The second year Gracey was out we received a donation from a very big name in Hollywood, who wanted to remain anonymous and wanted us to use the money to send the book out to rehabilitation centers across the country and abroad. The money was extended again the next year to include the prison system, where so many addicts are behind bars. Luckily, because the book was not published well, it was remaindered, so we had a lot of books in stock that were selling at much less than retail. I think we reached more rehab centers and prisons then we would have otherwise. That short print run wound up being a blessing, a boon. As well, we started a resource center connecting books to readers in places where they might not have a lot of access to them. People in rehab, in prison and now soldiers in Iraq appreciate books for the worlds they open up to them outside of the confines of where they are at the moment.
Have you, personally, battled with addiction
I never stuck a needle in my arm but yes, sure, we all battle with addiction in our own way. Anytime we think that something outside us will give us control or will make our lives better, we are flirting with addiction. Some of the people I have loved most in my life have been addicts. I had a friend in high school who died with a needle in his arm, and I have family members who almost died from pill addiction. Underneath addiction is almost always the impulse to connect with the spirit that feels lost within, and I don’t know anyone who hasn’t lost that connection at some point in their lives and looked for it elsewhere. Addiction doesn’t scare me. I think people who have the impetus to look for spirit are often braver and more interesting than the rest of us. I also think they should not be victimized. People need alternatives, they don’t need punishment. Writing Gracey allowed me to see the face of addiction as human rather than as criminal.
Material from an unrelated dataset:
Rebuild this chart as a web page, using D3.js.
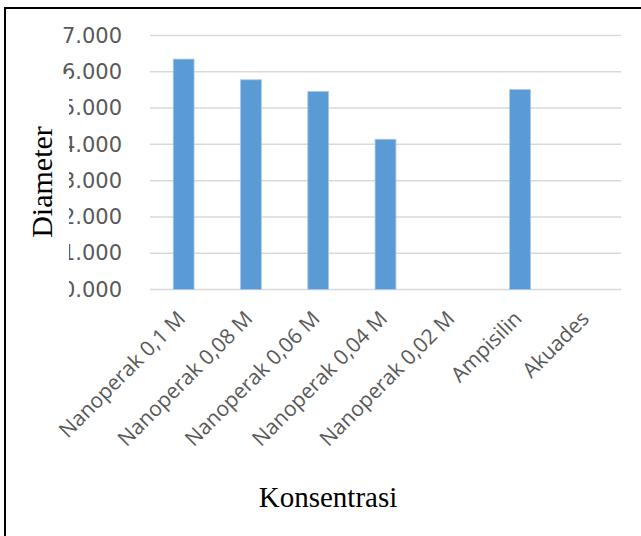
<!DOCTYPE html>
<html>
<head>
<meta charset="utf-8">
<script src="https://cdn.jsdelivr.net/npm/d3@7"></script>
<style>
  body { margin: 0; background: #fff; }
  svg { display: block; }
</style>
</head>
<body>
<div id="chart"></div>
<script>
// *********************************************
// DATA
// *********************************************
var categories = ["Nanoperak 0,1 M", "Nanoperak 0,08 M", "Nanoperak 0,06 M",
                  "Nanoperak 0,04 M", "Nanoperak 0,02 M", "Ampisilin", "Akuades"];
var diameters = [6.35, 5.78, 5.46, 4.14, 0, 5.51, 0];
var yTicks = [0, 1, 2, 3, 4, 5, 6, 7];

var yTitle = "Diameter";
var xTitle = "Konsentrasi";

// *********************************************
// SETUP
// *********************************************
var width = 641, height = 536;
var plotBox = {left: 150, right: 621, top: 35.5, bottom: 289.5};

var svg = d3.select("#chart").append("svg")
    .attr("width", width)
    .attr("height", height);

// outer frame (only top + left edges fall inside the picture)
svg.append("path")
    .attr("d", "M5,536 V8 H641")
    .style("fill", "none")
    .style("stroke", "#000")
    .style("stroke-width", 2);

var x = d3.scaleBand()
    .domain(categories)
    .range([plotBox.left, plotBox.right])
    .paddingInner(0.69)
    .paddingOuter(0.345);

var y = d3.scaleLinear()
    .domain([0, 7])
    .range([plotBox.bottom, plotBox.top]);

// gridlines
svg.append("g").attr("class", "grid")
  .selectAll("line")
  .data(yTicks).enter()
  .append("line")
    .attr("x1", plotBox.left)
    .attr("x2", plotBox.right)
    .attr("y1", d => y(d))
    .attr("y2", d => y(d))
    .style("stroke", "#d9d9d9")
    .style("stroke-width", 1.5);

// y tick labels
var yAxis = d3.axisLeft(y).tickValues(yTicks).tickFormat(d3.format(".3f")).tickSize(0).tickPadding(0);
var yg = svg.append("g")
    .attr("transform", "translate(122,0)")
    .call(yAxis);
yg.select(".domain").remove();
yg.selectAll("text")
    .style("font-family", "'DejaVu Sans', sans-serif")
    .style("font-size", "21px")
    .style("fill", "#595959");

// bars
svg.append("g").attr("class", "bars")
  .selectAll("rect")
  .data(diameters).enter()
  .append("rect")
    .attr("x", (d, i) => x(categories[i]))
    .attr("y", d => y(d))
    .attr("width", x.bandwidth())
    .attr("height", d => y(0) - y(d))
    .style("fill", "#5b9bd5")
    .style("stroke", "#a9c9ea")
    .style("stroke-width", 0.8);

// category labels, rotated
svg.append("g").attr("class", "xlabels")
  .selectAll("text")
  .data(categories).enter()
  .append("text")
    .attr("transform", d => "translate(" + (x(d) + x.bandwidth() / 2 + 3) + "," + 320 + ") rotate(-45)")
    .attr("text-anchor", "end")
    .style("font-family", "'Open Sans', sans-serif")
    .style("font-size", "21px")
    .style("fill", "#595959")
    .text(d => d);

// y title sits on a white box that hides the first digit of the ticks
svg.append("rect")
    .attr("x", 20)
    .attr("y", 74)
    .attr("width", 49)
    .attr("height", 226)
    .style("fill", "#fff");

svg.append("text")
    .attr("transform", "translate(52,182) rotate(-90)")
    .attr("text-anchor", "middle")
    .style("font-family", "'Liberation Serif', 'Times New Roman', serif")
    .style("font-size", "30px")
    .style("fill", "#000")
    .text(yTitle);

svg.append("text")
    .attr("x", 328)
    .attr("y", 507)
    .attr("text-anchor", "middle")
    .style("font-family", "'Liberation Serif', 'Times New Roman', serif")
    .style("font-size", "29px")
    .style("fill", "#000")
    .text(xTitle);
</script>
</body>
</html>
Who are your favorite authors?
I like authors who take risks. Edie Meidav is an excellent author who has transcended the boundaries of time, culture and gender and has written with almost unbearable eloquence about evil. I love Haven Kimmel because she opens the reader up with humor and then seers them with beautiful truth. Susan Cheever is one of the bravest authors of our time in her willingness to look into our cultures’ blind spots. I love Louise Erdrich and Joyce Carol Oates because of their lush language, their fearlessness, their willingness to go beyond the realm of mind and into a wild tangled world of pathos. I don’t much care for writers who are constantly restraining themselves, who are holding back from the reader, fearful writers who seem to be too timid on the page and need everything to be perfect. I like inconsistency, it shows the truth of the writing process. My favorite poet is Chip Livingston because his language and the honesty of his poetry makes me want to cry and self-flagellate and do all sorts of crazy things. Mostly I want to feel a tremendous amount when I read, I want to drown in a world not my own.